Frescoes and Miniatures: Narrative Detail and Naturalism
Pisanello’s surviving frescoes are fragmentary, but their vividness is unmistakable. The Saint George and the Princess in the church of Sant’Anastasia in Verona presents a storybook chivalry, with a dragon that looks part‑fish, part‑lizard, and a cityscape bristling with Gothic pinnacles. The background teems with a hanged man, strange dogs, and a sky thick with gold leaf that seems to press against the narrative. This simultaneous attention to the miniature and the monumental characterizes all of his work. His frescoes, though damaged, remain touchstones for understanding how late medieval artists negotiated between the decorative demands of courtly taste and a growing empirical curiosity.
Pisanello’s drawings and manuscript illuminations, many preserved in the so‑called Codex Vallardi, reveal an artist obsessed with the living world. There we find studies of stags, greyhounds, ducks, herons, and peasants—each drawn with a quicksilver line that anticipates Leonardo’s sketchbooks. The Metropolitan Museum of Art’s essay on International Gothic highlights how Pisanello’s style unites these disparate elements: elongated figures, curvilinear drapery folds, and a decorative richness that never quite obscures the real observation beneath. His acute eye for the natural world sets him apart from purely decorative court painters; he looked at animals and people with the same intensity that Dante devoted to the souls he encountered in the afterlife.
Symbolism and the Animal Kingdom
No account of Pisanello’s art is complete without mentioning his animals. His paintings and drawings teem with meticulously rendered creatures—monkeys, camels, falcons, snails, and even a wild boar. These were not mere decoration. In the medieval imagination, every beast carried a moral or heraldic meaning: the snail signified sloth or the Virgin’s chastity; the falcon denoted noble pursuits; the horse embodied chivalric speed and power. Pisanello, however, seemed to delight equally in the creature’s symbolic weight and its independent, breathing presence. His hounds have wet noses; his stags show muscle and sinew. This dual vision, at once emblematic and empirical, distills the late medieval mentality: a world thoroughly saturated with divine meaning yet increasingly valued for its own sake. The Louvre Museum’s collection of Pisanello drawings reveals this fascination in stunning detail, from the fur of a bear to the feathers of a crane—each stroke a meditation on nature’s precision.
Confluence of Word and Image: Humanism Emerging
Placing Dante and Pisanello side by side reveals a shared cultural momentum. Dante’s Hell is a landscape painted with words; Pisanello’s frescoes tell moral tales with the clarity of a sermon. Both artists moved their publics toward a new understanding of the individual.
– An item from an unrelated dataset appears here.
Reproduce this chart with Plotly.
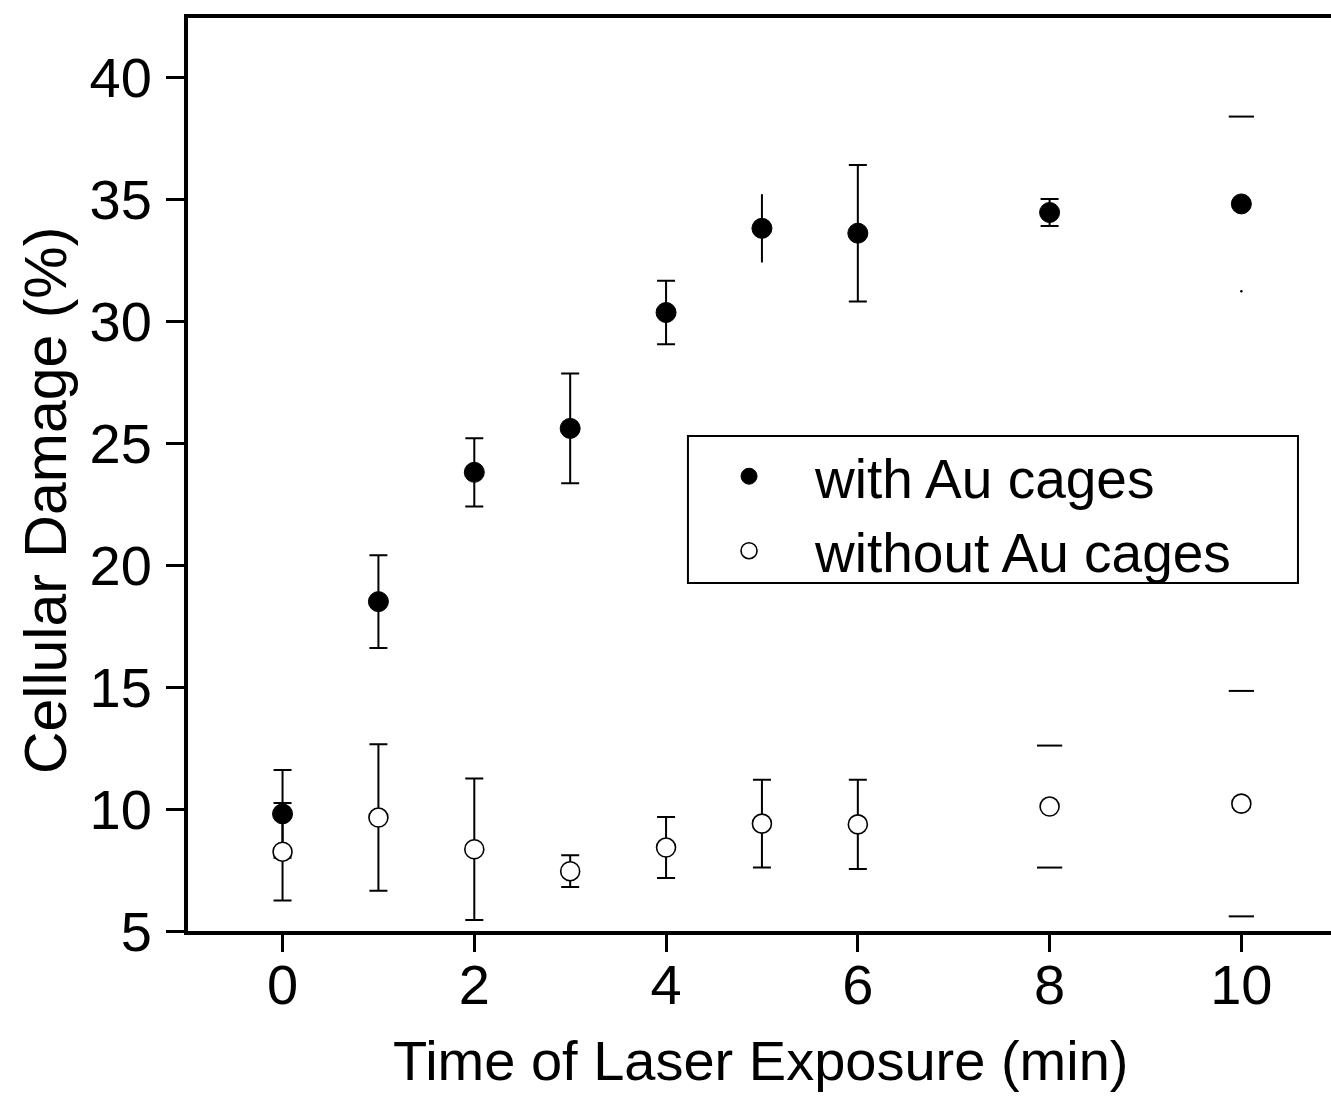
import plotly.graph_objects as go

# ---- data ----
time_min = [0, 1, 2, 3, 4, 5, 6, 8, 10]
with_au = [9.8, 18.5, 23.8, 25.6, 30.35, 33.8, 33.6, 34.45, 34.8]
with_err = [1.8, 1.9, 1.4, 2.25, 1.3, 1.4, 2.8, 0.55, 3.58]
without_au = [8.25, 9.65, 8.35, 7.45, 8.42, 9.4, 9.37, 10.1, 10.22]
without_err = [2.0, 3.0, 2.9, 0.65, 1.25, 1.8, 1.83, 2.5, 4.62]
x_ticks = [0, 2, 4, 6, 8, 10]
y_ticks = [5, 10, 15, 20, 25, 30, 35, 40]

# how each error bar appears in the reference
with_bar_style = ["full", "full", "full", "full", "full", "stem", "full", "full", "captop"]
without_bar_style = ["full", "full", "full", "full", "full", "full", "full", "caps", "caps"]

FONT = "Liberation Sans, Arial, sans-serif"
fig = go.Figure()


def add_series(name, ys, errs, styles, marker):
    clear = dict(color="rgba(0,0,0,0)", size=1)
    for style, w in (("full", 9), ("stem", 0)):
        idx = [i for i, s in enumerate(styles) if s == style]
        if idx:
            fig.add_trace(go.Scatter(
                x=[time_min[i] for i in idx], y=[ys[i] for i in idx],
                mode="markers", marker=clear, showlegend=False, hoverinfo="skip",
                error_y=dict(type="data", array=[errs[i] for i in idx],
                             color="black", thickness=2, width=w)))
    tops = [i for i, s in enumerate(styles) if s in ("caps", "captop")]
    bots = [i for i, s in enumerate(styles) if s == "caps"]
    dots = [i for i, s in enumerate(styles) if s == "captop"]
    capx = [time_min[i] for i in tops] + [time_min[i] for i in bots]
    capy = [ys[i] + errs[i] for i in tops] + [ys[i] - errs[i] for i in bots]
    if capx:
        fig.add_trace(go.Scatter(
            x=capx, y=capy, mode="markers", showlegend=False, hoverinfo="skip",
            marker=dict(symbol="line-ew", size=18, line=dict(color="black", width=2))))
    if dots:
        fig.add_trace(go.Scatter(
            x=[time_min[i] for i in dots], y=[ys[i] - errs[i] for i in dots],
            mode="markers", showlegend=False, hoverinfo="skip",
            marker=dict(symbol="circle", size=2.5, color="black")))
    fig.add_trace(go.Scatter(x=time_min, y=ys, mode="markers", name=name, marker=marker))


add_series("with Au cages", with_au, with_err, with_bar_style,
           dict(symbol="circle", size=20, color="black", line=dict(color="black", width=1)))
add_series("without Au cages", without_au, without_err, without_bar_style,
           dict(symbol="circle", size=19, color="white", line=dict(color="black", width=1.6)))

fig.update_layout(
    width=1331, height=1096,
    margin=dict(l=188, r=0, t=18, b=165),
    plot_bgcolor="white", paper_bgcolor="white",
    font=dict(family=FONT, size=56, color="black"),
    xaxis=dict(range=[-0.986, 10.935], tickvals=x_ticks, ticks="outside", ticklen=17,
               tickwidth=3, tickcolor="black", showline=True, linewidth=4,
               linecolor="black", mirror=True, showgrid=False, zeroline=False,
               tickfont=dict(size=56), ticklabelstandoff=-15),
    yaxis=dict(range=[5, 42.42], tickvals=y_ticks, ticks="outside", ticklen=18,
               tickwidth=3, tickcolor="black", showline=True, linewidth=4,
               linecolor="black", mirror=False, showgrid=False, zeroline=False,
               tickfont=dict(size=56), ticklabelstandoff=3),
    legend=dict(x=0.4331, y=0.5444, xanchor="left", yanchor="top",
                borderwidth=0, bgcolor="rgba(0,0,0,0)",
                font=dict(size=55), itemwidth=122, tracegroupgap=0),
    shapes=[dict(type="rect", xref="paper", yref="paper",
                 x0=0.4374, x1=0.9711, y0=0.3812, y1=0.5422,
                 line=dict(color="black", width=2), fillcolor="white", layer="below")],
    annotations=[
        dict(text="Time of Laser Exposure (min)", xref="paper", yref="paper",
             x=0.5013, y=-0.1413, xanchor="center", yanchor="middle",
             showarrow=False, font=dict(size=56)),
        dict(text="Cellular Damage (%)", xref="paper", yref="paper",
             x=-0.1242, y=0.472, xanchor="center", yanchor="middle",
             textangle=-90, showarrow=False, font=dict(size=59)),
    ],
)

fig.write_html(
    "out.html",
    config={"displayModeBar": False},
    post_script="document.body.style.margin='0';"
                "document.documentElement.style.overflow='hidden';"
                "document.body.style.overflow='hidden';",
)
In the Divine Comedy, the saved and the damned retain their earthly personality—their faces, voices, and foibles vividly recalled. In Pisanello’s medals, a prince is immortalized not merely as a generic ruler but as a recognizable person, with a distinct nose and a particular set of lips. This preoccupation with the self is a cornerstone of the humanism that would eventually triumph in the High Renaissance.
The patrons and courts that supported Pisanello were often the same that collected Dante manuscripts and commissioned commentaries on his poem. Leonello d’Este, a keen student of ancient letters and a patron of Pisanello, understood that the power of images and words together could craft a princely identity that was simultaneously classical and Christian. The late medieval world, therefore, did not witness two separate histories—one literary, one artistic—but a single, interwoven fabric in which a new vision of humanity was being stitched.
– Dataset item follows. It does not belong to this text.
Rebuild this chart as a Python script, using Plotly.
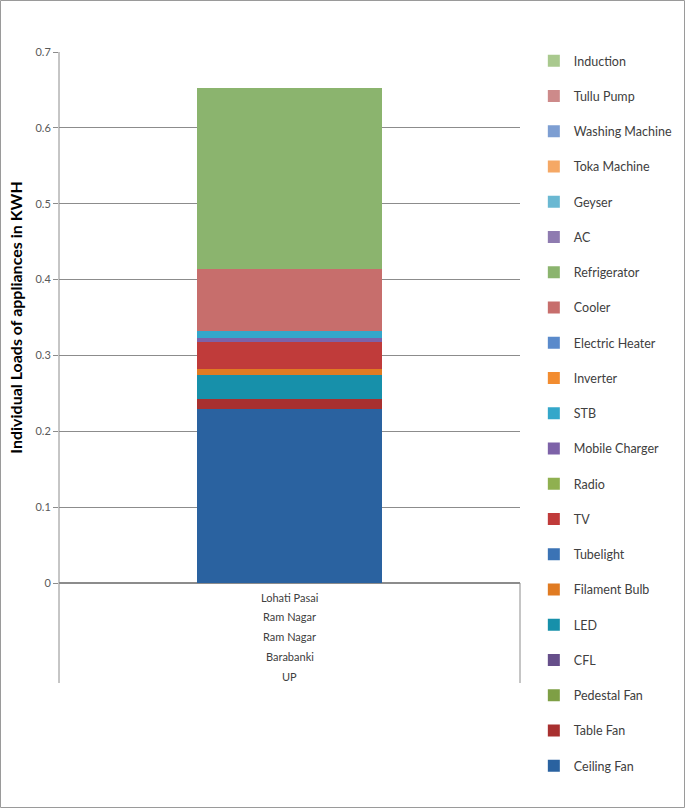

The Cultural Circuit: Patrons, Courts, and the Transmission of Ideas
The interconnectedness of Dante and Pisanello is most evident in the courtly networks that sponsored both. The Visconti of Milan, the Gonzaga of Mantua, and the Este of Ferrara were all patrons of the arts who saw literature and painting as complementary tools of power. Manuscripts of the Divine Comedy were lavishly illuminated by artists working in the same International Gothic style that Pisanello practiced; these illuminated codices functioned as status symbols, visual commentaries on the text. At the same time, Pisanello’s medals and frescoes often included inscriptions or mottos that echoed the moralizing tone of Dante’s poetry. This cross‑pollination ensured that ideas traveled swiftly across media. A new appreciation for classical antiquity, a sharper focus on individual identity, and a willingness to depict the natural world with fidelity—these shared values fueled both the literary and the visual arts of the late medieval period.
The Black Death, too, played a role in this cultural circuit. The demographic catastrophe of the mid‑14th century created a demand for commemoration that both literature and art could fulfill. Dante’s poem, completed before the plague, nevertheless spoke to a generation grappling with mortality; Pisanello’s medals, produced in the century after the plague, answered that same need by preserving the likenesses of the powerful against the erasures of time. In this sense, both artists were engaged in a form of resistance against oblivion—a theme that resonates through their work with particular urgency.
Lasting Echoes
The works of Dante and Pisanello were not endpoints but catalysts. Dante’s poem, with its terrifying and sublime architecture, pushed writers to imagine worlds of unprecedented scope and to explore the inner landscape of the soul. Pisanello’s medals and naturalistic studies nudged artists toward the detailed observation of nature that would fuel the Renaissance. Both figures remind us that the period we casually label “medieval” was not a twilight interval between classical glory and Renaissance sunshine, but a dazzling era of invention in its own right. In the measured terza rima of a Florentine exile and the minute strokes of a court painter’s brush, we still feel the pulse of an age that discovered, perhaps for the first time, the infinite depth contained in a single human face and a single human soul. Their legacy endures not only in museums and libraries but in the very way we conceive of the individual—as a being worthy of both cosmic judgment and intimate portraiture.